Like many singles Candice Ingram checks her matches on Sundays.

Like many singles Candice Ingram checks her matches on Sundays. Photo: James Alcock

For Candice Ingram, 39, Sundays have become an unofficial dating strategy day. While her coupled-up friends are busy doing couple-y things, the Mosman marketing and events manager is usually re-grouping and going through her eHarmony matches for the week. 

After a busy week of work and socialising with friends, it usually takes her until Sunday to think about her dating situation.

"It's my day of rest and re-grouping," she says. "It's when I'm in the head space to sit down and go through the messages I have and think about who seems nice." 

Ingram is certainly not the only single more likely to be looking for love on a Sunday. Over the past six months, dating website RSVP (owned by Fairfax Media, publisher of The Sun-Herald) has had 20 per cent more sign-ups, 22 per cent more "kisses" sent and 21 per cent more activity on the site on Sundays than on other days of the week. 

Tinder and eHarmony also report increased traffic on Sundays, while Oasis says traffic goes up on a Sunday but, for them, peaks on a Monday.

"Being the end of the week, Sunday is a time when singles look back and review what has been going on in their social life – did they meet anyone interesting? Did their dates work out? Did they make the most of the weekend?" says RSVP spokesperson Kari Taylor.

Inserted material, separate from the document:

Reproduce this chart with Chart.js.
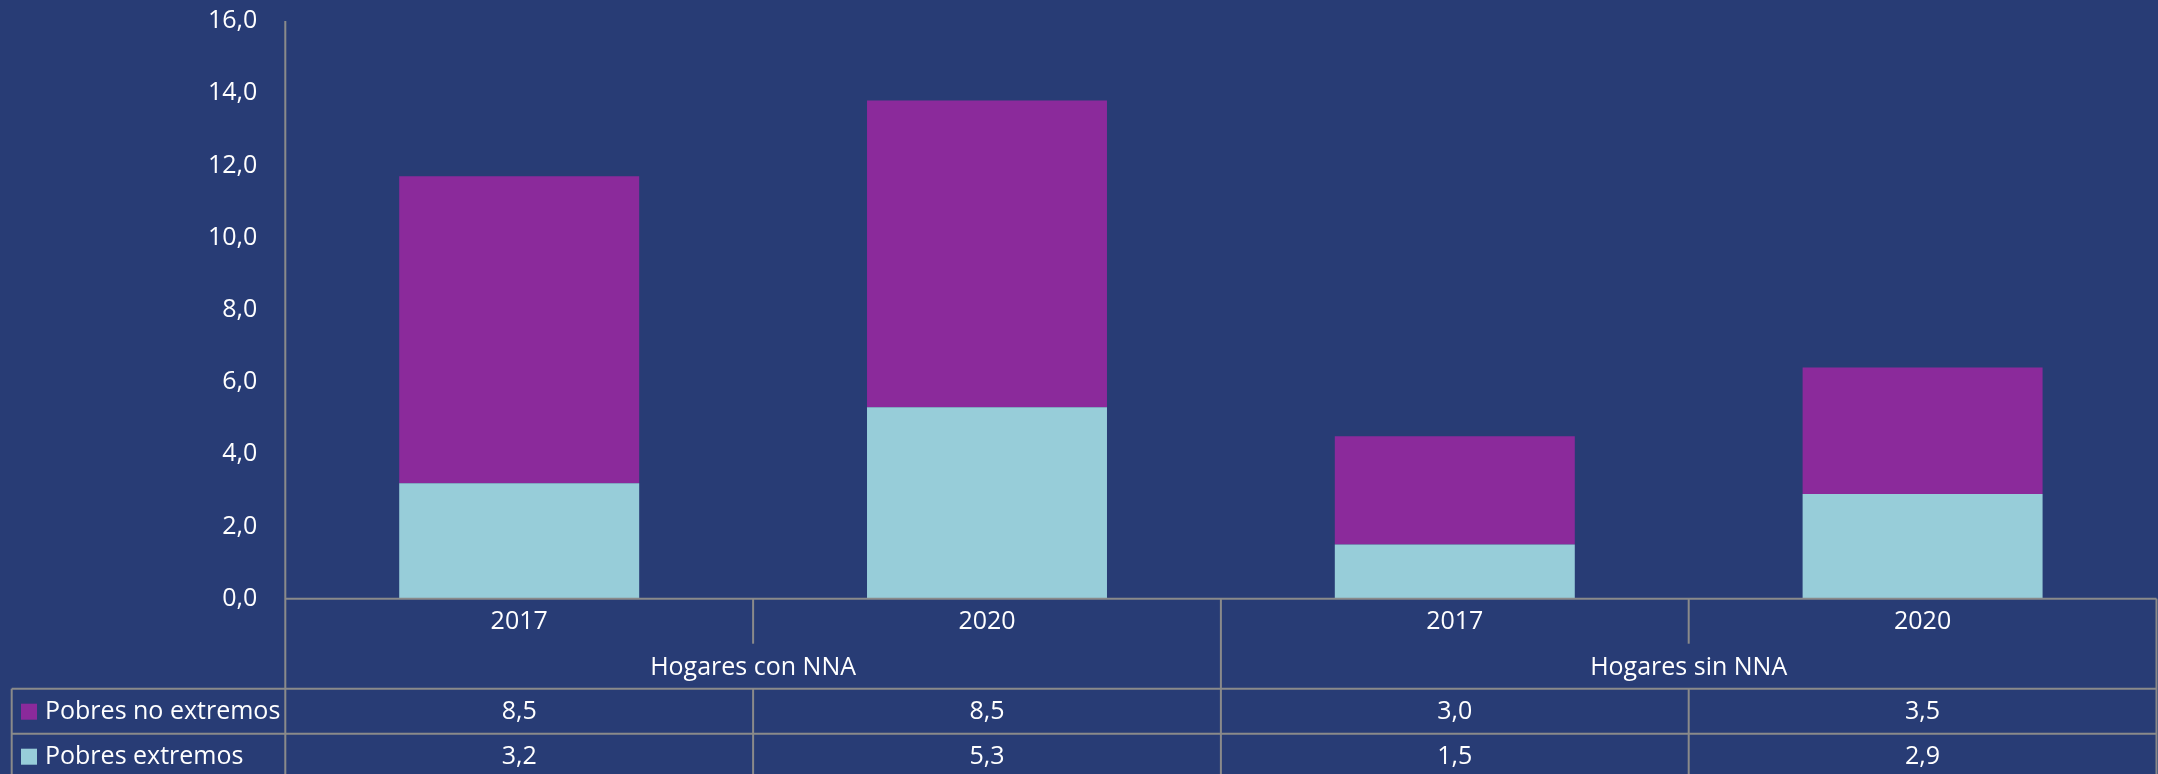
<!DOCTYPE html>
<html>
<head>
<meta charset="utf-8">
<script src="https://cdn.jsdelivr.net/npm/chart.js@4"></script>
<style>
  html, body { margin: 0; padding: 0; background: #283c75; }
  #wrap { width: 2158px; height: 774px; }
</style>
</head>
<body>
<div id="wrap"><canvas id="chart" width="2158" height="774"></canvas></div>
<script>
const years = ["2017", "2020", "2017", "2020"];
const groups = ["Hogares con NNA", "Hogares sin NNA"];
const seriesNames = ["Pobres no extremos", "Pobres extremos"];
const pobresNoExtremos = [8.5, 8.5, 3.0, 3.5];
const pobresExtremos = [3.2, 5.3, 1.5, 2.9];
const yMin = 0, yMax = 16, yStep = 2;

const BG = "#283c75";
const PURPLE = "#8b2a9b";
const LIGHTBLUE = "#97cdd9";
const LINE = "#8a8a8a";
const FONT = "'Open Sans', sans-serif";

const fmt = (v) => v.toFixed(1).replace(".", ",");

// draws background, axis line and the data table below the plot
const tablePlugin = {
  id: "table",
  beforeDraw(chart) {
    const ctx = chart.ctx;
    ctx.save();
    ctx.fillStyle = BG;
    ctx.fillRect(0, 0, chart.width, chart.height);
    ctx.restore();
  },
  afterDraw(chart) {
    const ctx = chart.ctx;
    const area = chart.chartArea;
    const x = chart.scales.x;
    const H = chart.height;
    const catW = (area.right - area.left) / years.length;
    const yearBottom = area.bottom + 45;
    const groupBottom = area.bottom + 90;
    const row1Bottom = groupBottom + 45;
    const legLeft = 11.7;

    ctx.save();
    ctx.strokeStyle = LINE;
    ctx.lineWidth = 2;
    const line = (x1, y1, x2, y2) => {
      ctx.beginPath(); ctx.moveTo(x1, y1); ctx.lineTo(x2, y2); ctx.stroke();
    };
    // y axis line
    line(area.left, area.top, area.left, H);
    // horizontal lines
    line(area.left, area.bottom, area.right, area.bottom);
    line(legLeft, groupBottom, area.right, groupBottom);
    line(legLeft, row1Bottom, area.right, row1Bottom);
    // outer verticals
    line(legLeft, groupBottom, legLeft, H);
    line(area.right, area.bottom, area.right, H);
    // separators
    for (let i = 1; i < years.length; i++) {
      const sx = area.left + i * catW;
      if (i % 2 === 0) {
        line(sx, area.bottom, sx, H);
      } else {
        line(sx, area.bottom, sx, yearBottom);
        line(sx, groupBottom, sx, H);
      }
    }

    ctx.fillStyle = "#ffffff";
    ctx.font = "25px " + FONT;
    ctx.textAlign = "center";
    ctx.textBaseline = "middle";
    years.forEach((y, i) => {
      ctx.fillText(y, x.getPixelForValue(i), area.bottom + 23);
    });
    groups.forEach((g, i) => {
      const gx = area.left + (i * 2 + 1) * catW;
      ctx.fillText(g, gx, yearBottom + 24);
    });
    const rows = [pobresNoExtremos, pobresExtremos];
    const rowY = [groupBottom + 23, row1Bottom + 23];
    rows.forEach((vals, r) => {
      vals.forEach((v, i) => {
        ctx.fillText(fmt(v), x.getPixelForValue(i), rowY[r]);
      });
    });
    // legend keys
    const keyColors = [PURPLE, LIGHTBLUE];
    ctx.textAlign = "left";
    seriesNames.forEach((name, r) => {
      ctx.fillStyle = keyColors[r];
      ctx.fillRect(21, rowY[r] - 8, 16, 16);
      ctx.fillStyle = "#ffffff";
      ctx.fillText(name, 45, rowY[r]);
    });
    ctx.restore();
  }
};

new Chart(document.getElementById("chart"), {
  type: "bar",
  data: {
    labels: years,
    datasets: [
      {
        label: seriesNames[1],
        data: pobresExtremos,
        backgroundColor: LIGHTBLUE,
        barPercentage: 0.513,
        categoryPercentage: 1
      },
      {
        label: seriesNames[0],
        data: pobresNoExtremos,
        backgroundColor: PURPLE,
        barPercentage: 0.513,
        categoryPercentage: 1
      }
    ]
  },
  options: {
    responsive: false,
    animation: false,
    layout: { padding: { top: 21, bottom: 175.3, left: 0, right: 1.5 } },
    plugins: {
      legend: { display: false },
      tooltip: { enabled: false }
    },
    scales: {
      x: { stacked: true, display: false },
      y: {
        stacked: true,
        min: yMin,
        max: yMax,
        grid: { display: false },
        border: { display: false },
        ticks: {
          stepSize: yStep,
          color: "#ffffff",
          font: { family: FONT, size: 25 },
          padding: 20,
          callback: (v) => fmt(v)
        },
        afterFit: (s) => { s.width = 285.3; s.paddingTop = 0; s.paddingBottom = 0; }
      }
    }
  },
  plugins: [tablePlugin]
});
</script>
</body>
</html>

Taylor says RSVP has been gearing up for a particularly busy day today. "Valentine's Day brings the state of your love life to the fore, so February 15th is always a busy day on our site and this year it falls on a Sunday," she says. 

Melanie Schilling, eHarmony dating and relationships expert, says singles often report feeling lonelier on Sundays. "Sunday is often reserved for couples or family time, so singles are often left to their own devices when their coupled-up mates are unavailable," she says. "Sunday can also be a time of reflection as we consider the previous week and prepare for the coming week – this can promote questions like, 'Where am I going in my life?' and, 'Why am I still single?'"

Sexologist and relationship expert Dr Nikki Goldstein, who is single herself, says that singles often suffer a "dating hangover" on Sundays.

"You might have gone out to a bar on a Saturday night and realised how terrible it is to meet somebody in an alcohol-fuelled environment," she says. 

"We get to the point where we think, 'I just don't want to meet somebody that way anymore', so we go online."